## Collected data:
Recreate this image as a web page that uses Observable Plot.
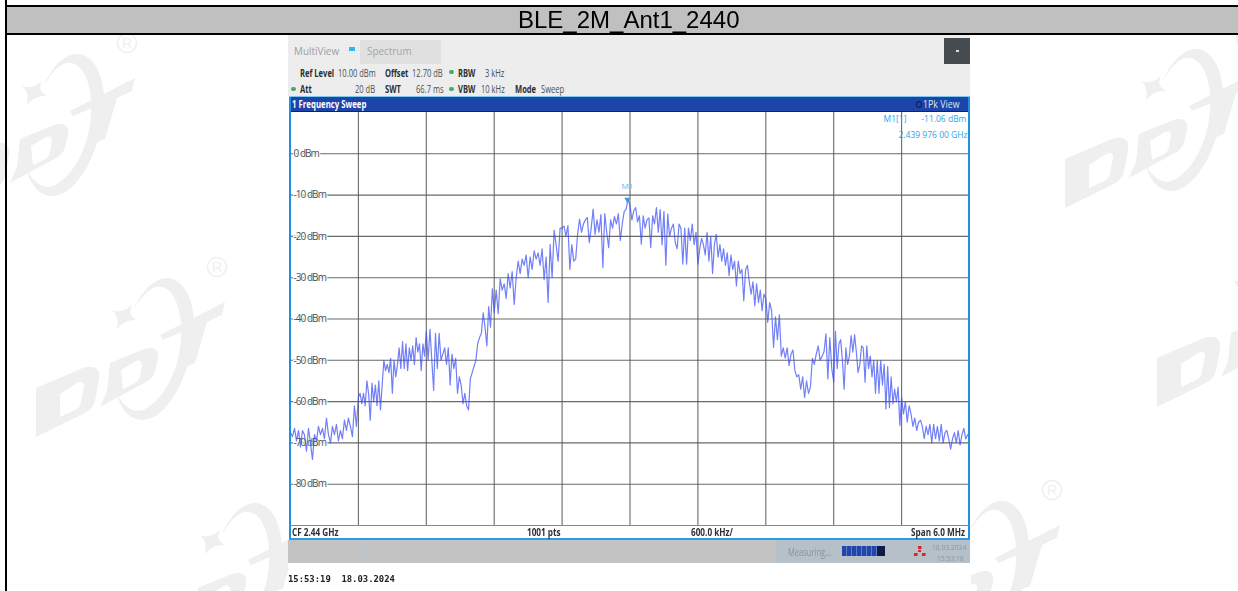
<!DOCTYPE html>
<html><head><meta charset="utf-8">
<script src="https://cdn.jsdelivr.net/npm/d3@7"></script>
<script src="https://cdn.jsdelivr.net/npm/@observablehq/plot@0.6"></script>
<style>
html,body{margin:0;padding:0;background:#fff;overflow:hidden}
#page{position:relative;width:1238px;height:591px;overflow:hidden;font-family:"Open Sans","Liberation Sans",sans-serif}
.abs{position:absolute}
.t{position:absolute;white-space:nowrap;font-size:10.5px;line-height:12px;color:#4a4f55;transform:scaleX(.72);transform-origin:left center}
.t.b{font-weight:700;color:#2b2f33}
.t.w{transform:scaleX(.78)}
.dot{position:absolute;width:5px;height:4px;border-radius:2px;background:#3fae6a}
#shot{position:absolute;left:0;top:0;width:1238px;height:591px;filter:blur(.45px)}
#chart{position:absolute;left:290px;top:112px}
.ylab text{letter-spacing:-.95px}
</style></head><body>
<div id="page">
<svg class="abs" style="left:0;top:0" width="1238" height="591">
 <defs><g id="logo" fill="#efefef">
  <path fill-rule="evenodd" d="M-181 121L-134 101Q-116 96-118 112L-122 134Q-124 142-134 147L-181 170ZM-157 127L-157 150L-142 143Q-137 141-136 135L-133 119Q-133 113-140 116Z"/>
  <path fill-rule="evenodd" d="M-107 96L-73 82Q-57 78-59 92L-62 104Q-64 112-73 116L-117 140L-110 124ZM-96 103L-94 122L-82 116Q-78 114-77 109L-75 98Q-75 92-81 94Z"/>
  <path d="M-57 68L8 35L5 48L-10 55L-22 96L-39 103L-28 62L-54 73Z"/>
  <path d="M-105 43Q-95 47-85 38Q-90 48-80 53Q-92 52-100 62Q-97 50-105 43Z"/>
  <path d="M-84 44C-74 22-62 10-48 11C-28 14-20 45-24 72C-28 110-50 152-74 153C-88 153-96 142-100 128C-92 140-84 146-74 143C-55 135-38 105-36 72C-34 45-42 22-56 20C-66 18-76 30-84 44Z"/>
  <circle r="9.5" fill="none" stroke="#efefef" stroke-width="1.6"/><text y="5" text-anchor="middle" font-size="14" font-family="Liberation Sans" fill="#efefef">R</text>
 </g></defs>
 <use href="#logo" x="127" y="43"/>
 <use href="#logo" x="217" y="267"/>
 <use href="#logo" x="305" y="492"/>
 <use href="#logo" x="1246" y="38"/>
 <use href="#logo" x="1338" y="237"/>
 <use href="#logo" x="1052" y="490"/>
</svg>

<div class="abs" style="left:5px;top:0;width:2.3px;height:591px;background:#000"></div>
<div class="abs" style="left:5px;top:5px;width:1233px;height:2px;background:#000"></div>
<div class="abs" style="left:7.3px;top:7px;width:1231px;height:26px;background:#c0c0c0"></div>
<div class="abs" style="left:5px;top:33px;width:1233px;height:1.7px;background:#000"></div>
<div class="abs" style="left:518px;top:6px;white-space:nowrap;font:24px/28px 'Liberation Sans',Arial,sans-serif;color:#000;filter:blur(.3px)">BLE_2M_Ant1_2440</div>

<div class="abs" style="left:288px;top:35px;width:683px;height:556px;background:#fff"></div>

<div id="shot">
<div class="abs" style="left:288px;top:35px;width:682px;height:61px;background:#ededed"></div>
<div class="abs" style="left:360px;top:40px;width:81px;height:24px;background:#e0e0e0"></div>
<div class="t" style="left:294px;top:45px;font-size:11.5px;color:#9a9da0;transform:scaleX(.86)">MultiView</div>
<div class="abs" style="left:349px;top:47px;width:6px;height:4px;background:#35b4f0"></div>
<div class="t" style="left:367px;top:45px;font-size:11.5px;color:#a3a6a9;transform:scaleX(.86)">Spectrum</div>
<div class="abs" style="left:944px;top:38px;width:26px;height:26px;background:#464c4f"></div>
<div class="abs" style="left:956px;top:50px;width:3px;height:2px;background:#ddd"></div>

<div class="t b" style="left:300px;top:67px">Ref Level</div>
<div class="t" style="left:338px;top:67px">10.00 dBm</div>
<div class="t b" style="left:385px;top:67px">Offset</div>
<div class="t" style="left:412px;top:67px">12.70 dB</div>
<div class="dot" style="left:449px;top:70px"></div>
<div class="t b" style="left:458px;top:67px">RBW</div>
<div class="t" style="left:485px;top:67px">3 kHz</div>

<div class="dot" style="left:291px;top:87px"></div>
<div class="t b" style="left:300px;top:83px">Att</div>
<div class="t" style="left:355px;top:83px">20 dB</div>
<div class="t b" style="left:385px;top:83px">SWT</div>
<div class="t" style="left:416px;top:83px">66.7 ms</div>
<div class="dot" style="left:449px;top:87px"></div>
<div class="t b" style="left:458px;top:83px">VBW</div>
<div class="t" style="left:481px;top:83px">10 kHz</div>
<div class="t b" style="left:515px;top:83px">Mode</div>
<div class="t" style="left:541px;top:83px">Sweep</div>

<div class="abs" style="left:289px;top:96px;width:681px;height:1px;background:#7cc6f2"></div>
<div class="abs" style="left:289px;top:97px;width:681px;height:14px;background:#1d44a8"></div>
<div class="abs" style="left:289px;top:111px;width:681px;height:1px;background:#16244f"></div>
<div class="t b" style="left:292px;top:98px;color:#fff;font-size:11px;transform:scaleX(.71)">1 Frequency Sweep</div>
<div class="abs" style="left:916px;top:101px;width:4px;height:5px;border:1px solid #0a1550;border-radius:3px"></div>
<div class="t" style="left:923px;top:98px;color:#dfe6f5;font-size:11px;transform:scaleX(.8)">1Pk View</div>

<div id="chart"></div>

<div class="abs" style="left:289px;top:97px;width:2px;height:442px;background:#1f8fe0"></div>
<div class="abs" style="left:968px;top:97px;width:2px;height:442px;background:#1f8fe0"></div>
<div class="abs" style="left:289px;top:538px;width:681px;height:1.6px;background:#2b9be6"></div>
<div class="abs" style="left:290px;top:525px;width:679px;height:1px;background:#888"></div>

<div class="t b w" style="left:292px;top:526px">CF 2.44 GHz</div>
<div class="t b w" style="left:527px;top:526px">1001 pts</div>
<div class="t b w" style="left:691px;top:526px">600.0 kHz/</div>
<div class="t b w" style="left:911px;top:526px">Span 6.0 MHz</div>

<div class="abs" style="left:288px;top:540px;width:488px;height:23px;background:#c3c3c3"></div>
<div class="abs" style="left:776px;top:540px;width:194px;height:23px;background:#b6c0c9"></div>
<div class="abs" style="left:365px;top:540px;width:2px;height:23px;background:#bcc6cf"></div>
<div class="t" style="left:788px;top:546px;color:#87929b">Measuring...</div>
<div class="abs" style="left:842px;top:546px;width:43px;height:10px;background:repeating-linear-gradient(90deg,#1f46a8 0 4px,#5d7bc4 4px 5px)"></div>
<div class="abs" style="left:877px;top:546px;width:8px;height:10px;background:#101a4a"></div>
<svg class="abs" style="left:914px;top:546px" width="12" height="11"><g fill="#e0222a"><rect x="4" y="0" width="3.5" height="3"/><rect x="0" y="7" width="3.5" height="3"/><rect x="8" y="7" width="3.5" height="3"/><rect x="4" y="4" width="3" height="2"/></g></svg>
<div class="t" style="left:932px;top:541px;font-size:7.5px;color:#8b959e;transform:scaleX(.9)">18.03.2024</div>
<div class="t" style="left:937px;top:552px;font-size:7.5px;color:#8b959e;transform:scaleX(.9)">15:53:18</div>
<div class="abs" style="left:288px;top:573px;white-space:nowrap;font:bold 8.9px/12px 'DejaVu Sans Mono','Liberation Mono',monospace;color:#222">15:53:19&nbsp;&nbsp;18.03.2024</div>
</div>
</div>

<script>
// One list of trace levels (dBm) per 600 kHz graticule division left to right
const div1 = [-67.5,-68.5,-66.5,-69.5,-67,-71,-67,-68,-72,-66.5,-70,-74,-68,-69.5,-66,-68,-66.5,-69,-64,-68,-70,-66,-68,-65.5,-69.5,-67,-69,-64.5,-67,-64,-66,-68.5,-61,-66];
const div2 = [-59,-58,-60.5,-58,-61,-55,-58,-64.5,-55.5,-60,-56,-61,-55,-62,-56,-50,-52.5,-51,-53,-49.5,-58,-50,-54,-51,-47,-52,-45.5,-52,-46,-52.5,-47,-50,-46.5,-51,-44.5,-48,-46,-52.5,-46,-49];
const div3 = [-43,-50,-42.5,-50,-57.3,-43.5,-52,-43.5,-50,-48.5,-47,-51,-47,-56,-48.5,-52,-49.5,-58,-54,-56,-60.5,-58,-61,-62,-54.5,-53,-51.5,-50,-46,-44.5,-43.5,-38.5,-42,-46.5,-37,-42,-32.7];
const div4 = [-38.4,-33,-38.7,-30.3,-33,-31.5,-35,-29,-32.5,-28.5,-36.5,-30,-26,-29,-25.5,-27,-24.5,-30,-25,-28,-23.5,-25.5,-24,-27,-23,-30.5,-25,-36,-22,-30,-18.5,-22,-26,-18];
const div5 = [-18,-17.5,-20,-17.4,-28,-22,-26,-25.5,-19.4,-15.8,-19,-17,-16,-15.4,-21.5,-18,-13.4,-19.5,-16,-19,-14.7,-27.5,-14.5,-19,-22.7,-16,-18,-15.2,-17,-14.5,-21,-17,-14,-13.4,-11.06];
const div6 = [-12.5,-16,-13.8,-13,-16.5,-15,-21.9,-15,-18,-16,-15.5,-22.7,-15,-17,-13,-19,-13.5,-22,-14,-27,-14.6,-20,-18,-17,-21.5,-23,-17,-18,-26.7,-18,-26.7,-18,-21,-17,-22,-19];
const div7 = [-26.7,-23,-20.5,-22,-24.5,-19,-26,-20,-29,-22,-19.5,-25,-22,-26,-23,-27,-24,-29.5,-24.5,-28,-26,-32,-26,-29,-28,-35.6,-28,-27,-31,-34,-31,-36.8,-31.5,-36,-33,-38,-34];
const div8 = [-35,-40.8,-36,-38,-46.9,-39.5,-45,-39,-49,-47,-49.5,-47,-51.3,-48.5,-47.5,-52.5,-54,-53.5,-57,-54,-59,-55,-58,-56.5,-49.5,-51,-48.5,-46.5,-50,-49,-48,-43.6,-54.5,-44.5,-52];
const div9 = [-55.3,-43,-52,-46,-45,-50,-57,-47,-51,-49,-44,-48,-43.8,-48,-53,-51,-46.5,-47,-55.3,-46.5,-52,-49,-54,-50,-58,-50,-58,-50,-56,-51,-61.8,-51.5,-61.5,-54,-60.5,-57,-60,-56.5,-65.8];
const div10 = [-59,-63,-60,-65,-61,-63,-66,-64,-67,-65,-64.5,-66,-69,-66,-68,-65.5,-70,-65.5,-69,-66,-69.5,-65.5,-70,-67.5,-67,-69,-71.5,-69,-67.5,-70,-67,-70.5,-68,-66.5,-69,-68];
const divisions = [div1,div2,div3,div4,div5,div6,div7,div8,div9,div10];
const levelTicks = [0,-10,-20,-30,-40,-50,-60,-70,-80];
const freqTicks = [-2.4,-1.8,-1.2,-0.6,0,0.6,1.2,1.8,2.4];
const marker = {offset:-0.024, level:-11.06, name:"M1"};
const divWidth = 0.6;

const trace = divisions.flatMap((vals,d)=>vals.map((level,j)=>({
  offset:-3+d*divWidth+j/vals.length*divWidth, level})));
trace.push({offset:3,level:-68.5});

const grid = "#5a5a5a";
const cyan = "#2ba3ea";
const font = "'Open Sans',sans-serif";
const plot = Plot.plot({
  width:679, height:413, margin:0,
  style:{background:"#fff",overflow:"visible"},
  x:{domain:[-3,3],axis:null},
  y:{domain:[-90,10],axis:null},
  marks:[
    Plot.ruleX(freqTicks,{stroke:grid,strokeWidth:1.1,strokeOpacity:.9}),
    Plot.ruleY(levelTicks,{stroke:grid,strokeWidth:1.1,strokeOpacity:.9}),
    Plot.text(levelTicks,{
      x:()=>-3, y:d=>d, text:d=>`${d} dBm`, textAnchor:"start", dx:3,
      fontSize:10, fill:"#4a4f55", fontFamily:font, className:"ylab",
      stroke:"#fff", strokeWidth:2, paintOrder:"stroke"
    }),
    Plot.line(trace,{x:"offset",y:"level",stroke:"#3a4df5",strokeWidth:1.2,strokeOpacity:.72}),
    Plot.dot([marker],{x:"offset",y:"level",symbol:"triangle",r:2.2,fill:cyan,rotate:180}),
    Plot.text([marker],{x:"offset",y:"level",text:"name",dy:-13,fontSize:8,fill:"#55b9ee",fontFamily:font}),
    Plot.text(["M1[1]"],{frameAnchor:"top-right",dx:-63,dy:3,fontSize:8.5,fill:cyan,fontFamily:font}),
    Plot.text(["-11.06 dBm"],{frameAnchor:"top-right",dx:-3,dy:3,fontSize:8.5,fill:cyan,fontFamily:font}),
    Plot.text(["2.439 976 00 GHz"],{frameAnchor:"top-right",dx:-2,dy:19,fontSize:8.5,fill:cyan,fontFamily:font})
  ]
});
document.getElementById("chart").appendChild(plot);
</script>
</body></html>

## Stated goal:
Which lines include "page"? Copy each of them out.

## Solution for this problem:
Recreate this image as a web page that uses Observable Plot.
#page{position:relative;width:1238px;height:591px;overflow:hidden;font-family:"Open Sans","Liberation Sans",sans-serif}
<div id="page">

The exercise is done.